Fritz Kuhn hat ein geniales Verkehrskonzept entwickelt. Jetzt muss man es nur noch verstehen, schreibt StZ-Kolumnist Erik Raidt nach einer Analyse des jüngsten Thesenpapiers des Großen Vorsitzenden.

Stuttgart - Im Stuttgarter Rathaus arbeiten Sprachforscher und Übersetzer in diesen Tagen fieberhaft daran, die genialen Ideen des großen Vorsitzenden Fritz Kuhn so aufzubereiten, dass sie vom Volk auch verstanden werden. Einigen Linguisten ist es nun gelungen, eine wichtige Passage aus Kuhns jüngstem Thesenpapier auf ihren Gehalt hin zu untersuchen. Kuhn sagte im O-Ton, er wolle „Anreize schaffen, den konventionell motorisierten Individualverkehr deutlich zu reduzieren“.

 

Nach mehreren Nachtschichten ist klar geworden, was uns Fritz Kuhn eigentlich sagen will: Es sollen künftig weniger Autos durch den Kessel rollen. Kuhn will mehr Menschen motivieren, öfter Bus, Bahn und Rad zu fahren.

Im Tümpel gärt es gewaltig

Stimmt, das ist viel zu banal formuliert für große Politik, die Publicity braucht: Erst wenn sich aus einem gärenden Tümpel eine fette Blase nach oben wölbt, erkennt das Publikum, dass sich im Tümpel Tolles tut. Im Rathaus blubbert es gewaltig. Um es mit Fritz Kuhn zu sagen: Stuttgart soll zu einem „Innovationslabor für vernetzte Mobilitätskonzepte von morgen“ werden.

Klingt verdammt cool, Fritz Coon.

Nichts turnt Kommunalpolitiker in dieser Stadt mehr an, als der Verkehr. Bei Wolfgang „The International“ Schuster musste es gleich ein „World Mobility Forum“ sein, Fritz Kuhn will nun im Herbst große Unternehmen zu einem Mobilitätskongress einladen.
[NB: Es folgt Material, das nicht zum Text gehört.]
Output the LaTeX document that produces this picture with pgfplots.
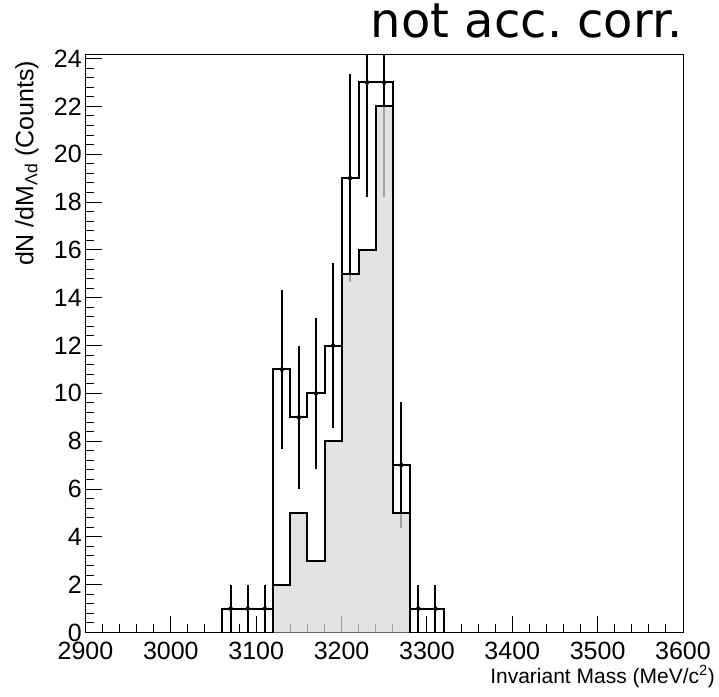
\documentclass[border=0pt]{standalone}
\usepackage{pgfplots}
\pgfplotsset{compat=1.18}
\usepackage{fontspec}
\setmainfont{Liberation Sans}
\newfontfamily\dejavu{DejaVu Sans}
\frenchspacing
\begin{document}
\begin{tikzpicture}
\useasboundingbox (-85.5pt,-63.5pt) rectangle (633.5pt,632.5pt);
\begin{axis}[
  at={(0pt,0pt)}, anchor=south west,
  scale only axis, width=597.5pt, height=577.5pt,
  xmin=2900, xmax=3600, ymin=0, ymax=24.15,
  axis line style={line width=1pt},
  tick align=inside, tick pos=left,
  xtick={2900,3000,...,3600}, ytick={0,2,...,24},
  minor x tick num=4, minor y tick num=4,
  major tick length=17pt, minor tick length=8.5pt,
  every tick/.style={black, line width=1pt},
  scaled ticks=false,
  /pgf/number format/1000 sep={},
  /pgf/number format/assume math mode=true,
  ticklabel style={font=\fontsize{25}{29}\selectfont, inner sep=0pt},
  xticklabel style={yshift=-9pt},
  yticklabel style={xshift=-3.5pt},
  xlabel={Invariant Mass (MeV/c\textsuperscript{2})},
  xlabel style={at={(axis description cs:1.0536,-0.088)}, anchor=base east, inner sep=0pt, font=\fontsize{21}{25}\selectfont},
  ylabel={dN /dM\textsubscript{Λd} (Counts)},
  ylabel style={at={(axis description cs:-0.0874,0.9905)}, anchor=base east, inner sep=0pt, font=\fontsize{25}{30}\selectfont},
  title={not acc.\ corr.},
  title style={at={(axis description cs:1,1.0203)}, anchor=base east, inner sep=0pt, font=\dejavu\fontsize{48}{56}\selectfont},
]
% main histogram (outline)
\addplot[const plot, line width=2pt, black] coordinates {
  (3060,0) (3060,1) (3080,1) (3100,1) (3120,11) (3140,9) (3160,10) (3180,12)
  (3200,19) (3220,23) (3240,23) (3260,7) (3280,1) (3300,1) (3320,1) (3320,0)};
% error bars (sqrt N)
\addplot[only marks, mark=none, error bars/.cd, y dir=both, y explicit, error mark=none,
  error bar style={draw=black, solid, line width=2pt}] coordinates {
  (3070,1) +- (0,1)
  (3090,1) +- (0,1)
  (3110,1) +- (0,1)
  (3130,11) +- (0,3.317)
  (3150,9) +- (0,3)
  (3170,10) +- (0,3.162)
  (3190,12) +- (0,3.464)
  (3210,19) +- (0,4.359)
  (3230,23) +- (0,4.796)
  (3250,23) +- (0,4.796)
  (3270,7) +- (0,2.646)
  (3290,1) +- (0,1)
  (3310,1) +- (0,1)};
% filled histogram
\addplot[const plot, line width=2pt, black, fill=black!15, fill opacity=0.75, draw opacity=1] coordinates {
  (3120,0) (3120,2) (3140,5) (3160,3) (3180,8) (3200,15) (3220,16) (3240,22)
  (3260,5) (3280,5) (3280,0)};
\end{axis}
\end{tikzpicture}
\end{document}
Zwei verfeindete Dreijährige im Bobbycar

Bis dahin wird es noch eine ganze Menge verbalen Individualverkehr zu diesem Thema geben, so viel ist sicher. Fritz Kuhn hat einen Lenkungskreis gegründet, der im Rathaus die Sache vorantreiben soll. In Mobilitätsfragen bewegt sich in Stuttgart nichts mehr ohne Lenkungskreise.

Bei Lenkungskreisen handelt es sich um hybride Geschöpfe aus der modernen Arbeitswelt: Sie sind eine Kreuzung aus dem altbackenen Arbeitskreis und dem angestaubten runden Tisch. Das Konzept hat sich bei Stuttgart 21 glänzend bewährt – die Teilnehmer des Lenkungskreises treffen sich so selten, wie es nur irgendwie geht, und wenn sie sich begegnen, steuern Bahn, Stadt und Land grundsätzlich in entgegengesetzte Richtungen. Das läuft in vollendeter Harmonie, man muss sich nur zwei miteinander verfeindete Dreijährige vorstellen, die sich um den Fahrersitz eines Bobbycars in die Haare bekommen.

Auf diese Weise ist Stuttgart 21 bereits sanft auf Tempo 40 herabgebremst worden. Das ist exakt jene Geschwindigkeit, die Fritz Kuhn in der Stadt auch auf „Steigungsstrecken im Kampf gegen die hohen Schadstoffwerte“ einsetzt. Kuhn möchte Stuttgart entschleunigen. Mit dem Lenkungskreis befindet er sich dabei auf einem sehr guten Weg.